The next administration should convert coal-fired power plants into natural gas facilities as part of the country’s thrust towards a low-carbon scenario, the chief energy regulator said Tuesday.
Energy Regulatory Commission chairperson Agnes Devanadera cited roposals to repurpose existing coal plants into natural gas facilities in other countries.
“Maybe the DOE [Department of Energy], together with existing coal plant owners come up with a policy and possible cost projections for such conversion,” Devanadera said.
About 41 percent of the Philippines’ installed power generation capacity comes from coal.
Devanadera said the DOE already issued a moratorium on the acceptance of new coal projects as the country moves towards an RE-dominated supply mix.

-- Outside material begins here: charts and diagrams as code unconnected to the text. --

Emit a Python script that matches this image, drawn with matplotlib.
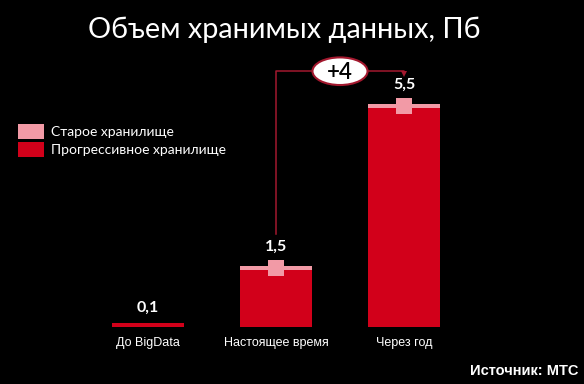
import matplotlib
matplotlib.use("Agg")
import matplotlib.pyplot as plt
from matplotlib.patches import Ellipse, Patch

categories = ["До BigData", "Настоящее время", "Через год"]
totals = [0.1, 1.5, 5.5]
old_part = [0.0, 0.1, 0.1]
value_labels = ["0,1", "1,5", "5,5"]
diff_label = "+4"
title = "Объем хранимых данных, Пб"
legend_labels = ["Старое хранилище", "Прогрессивное хранилище"]
source = "Источник: МТС"

RED = "#D2001A"
PINK = "#F29AA6"
LINE = "#A3182E"

W, H = 584, 384
fig = plt.figure(figsize=(W / 100, H / 100), dpi=100, facecolor="black")
ax = fig.add_axes([20 / W, 57 / H, 512 / W, (40.6 * 7) / H])
ax.set_facecolor("black")
ax.set_xlim(-1, 3)
ax.set_ylim(0, 7)
ax.axis("off")

x = list(range(len(categories)))
new_part = [t - o for t, o in zip(totals, old_part)]
bw = 0.555
ax.bar(x, new_part, width=bw, color=RED, linewidth=0)
ax.bar(x, old_part, bottom=new_part, width=bw, color=PINK, linewidth=0)
for xi, t, o in zip(x, totals, old_part):
    if o > 0:
        ax.plot([xi], [t - 0.05], marker="s", markersize=11.5, color=PINK,
                markeredgewidth=0, linestyle="none")

for xi, t, lab in zip(x, totals, value_labels):
    off = 0.3 if t > 0.5 else 0.2
    ax.text(xi, t + off, lab, ha="center", va="bottom", color="white",
            fontsize=11.5, fontweight="bold", family="Lato")

for xi, c in zip(x, categories):
    ax.text(xi, -0.25, c, ha="center", va="top", color="white",
            fontsize=9, family="Liberation Sans")

ytop = 6.3
ax.plot([x[1], x[1], x[2], x[2]], [totals[1] + 0.78, ytop, ytop, totals[2] + 0.75],
        color=LINE, linewidth=1.1)
ax.plot([x[2]], [totals[2] + 0.72], marker="v", markersize=5, color=LINE,
        markeredgewidth=0)
cx = (x[1] + x[2]) / 2
ell = Ellipse((cx, ytop), width=0.43, height=0.68, facecolor="white",
              edgecolor=LINE, linewidth=1.5, zorder=5)
ax.add_patch(ell)
ax.text(cx, ytop - 0.02, diff_label, ha="center", va="center", color="black",
        fontsize=16, fontweight="semibold", family="Lato", zorder=6)

fig.text(284 / W, 1 - 30 / H, title, ha="center", va="center", color="white",
         fontsize=20.8, family="Lato")

handles = [Patch(facecolor=PINK, edgecolor="none"), Patch(facecolor=RED, edgecolor="none")]
fig.legend(handles, legend_labels, loc="upper left",
           bbox_to_anchor=(5 / W, 1 - 111 / H), frameon=False,
           prop={"family": "Lato", "size": 10}, labelcolor="white",
           handlelength=1.9, handleheight=1.3, handletextpad=0.5,
           labelspacing=0.25)

fig.text(578 / W, 1 - 371 / H, source, ha="right", va="center", color="white",
         fontsize=10.5, fontweight="bold", family="Liberation Sans")

fig.savefig("out.png", dpi=100, facecolor="black")
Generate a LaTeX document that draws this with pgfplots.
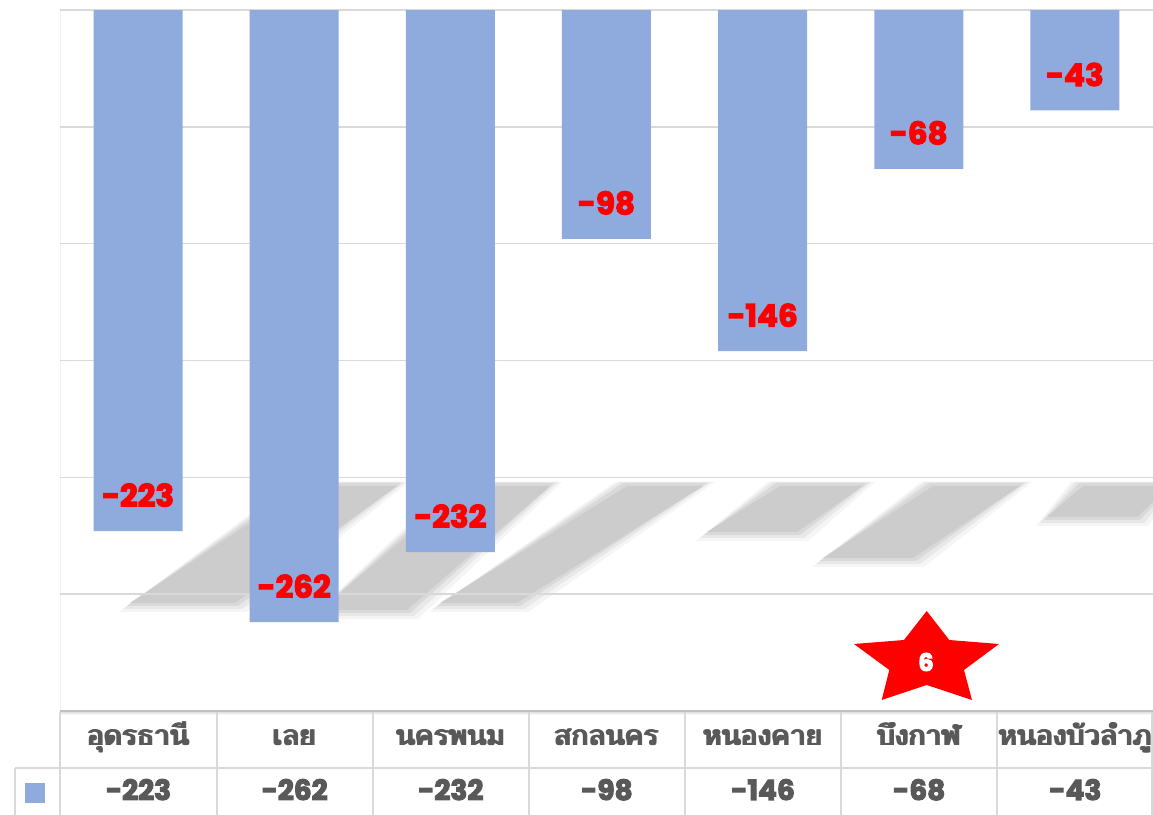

“Note, however, that there are still coal investments that are underway and possibly at construction stage already at this point. For those coal projects whose actual construction has not yet started, maybe we can ask the proponent to study the possible conversion of their project to natural gas project,” she said.
Devanadera said there is a need to come out with a way forward for coal, “to avoid stranded assets, to maximize investments and lastly to avoid disincentivizing old investors who put up coal plants when the country needed them the most.”
“We should repurpose, otherwise, we will be having stranded assets and that’s not good for investors, investment policy and consumers because we require that they be maintained well,” she said.
Energy stakeholders said while the push for RE continued to gain momentum, coal still has an important role to play in the local energy sector.
“We believe that coal will still play a very critical role in the energy transition of a developing country like the Philippines. Currently, it still remains to be the most reliable yet cost-efficient source of energy,” Aboitiz Power Corp. president Emmanuel Rubio said in February.
“As we said, we will see a lot of demand as the country recovers from the past two years and coal will definitely be an integral part of this recovery. Having said that, we strongly believe that the shift to clean and renewable energy to drive decarbonization has to be in step with our economic growth, and more importantly, considering the impact of the pandemic, economic recovery,” he said.
Semirara Mining and Power Corp. chairman Isidro Consunji said coal could help the country through the transition from the pandemic.
“We need stable, affordable electricity and the reality is, our most viable option is still coal,” he said.
Alsons Consolidated Resources executive vice president and chief operating officer Tirso Santillan said coal would remain a major source of energy, being a cheap and dependable source, although RE would continue to grow.
“Solar has grown dramatically cheaper with the advancement of technology, but it is still not a 24/7 energy source. Battery technology to complement solar still has some ways to go. Run-of-river facilities are small in capacity, thus will take time to build up critical mass,” he said.
Salvador Antonio Jr. Castro, president and chief executive of CleanTech Global Renewables Inc., agreed that coal would still have its role to play in the short and medium terms but would likely be replaced by LNG.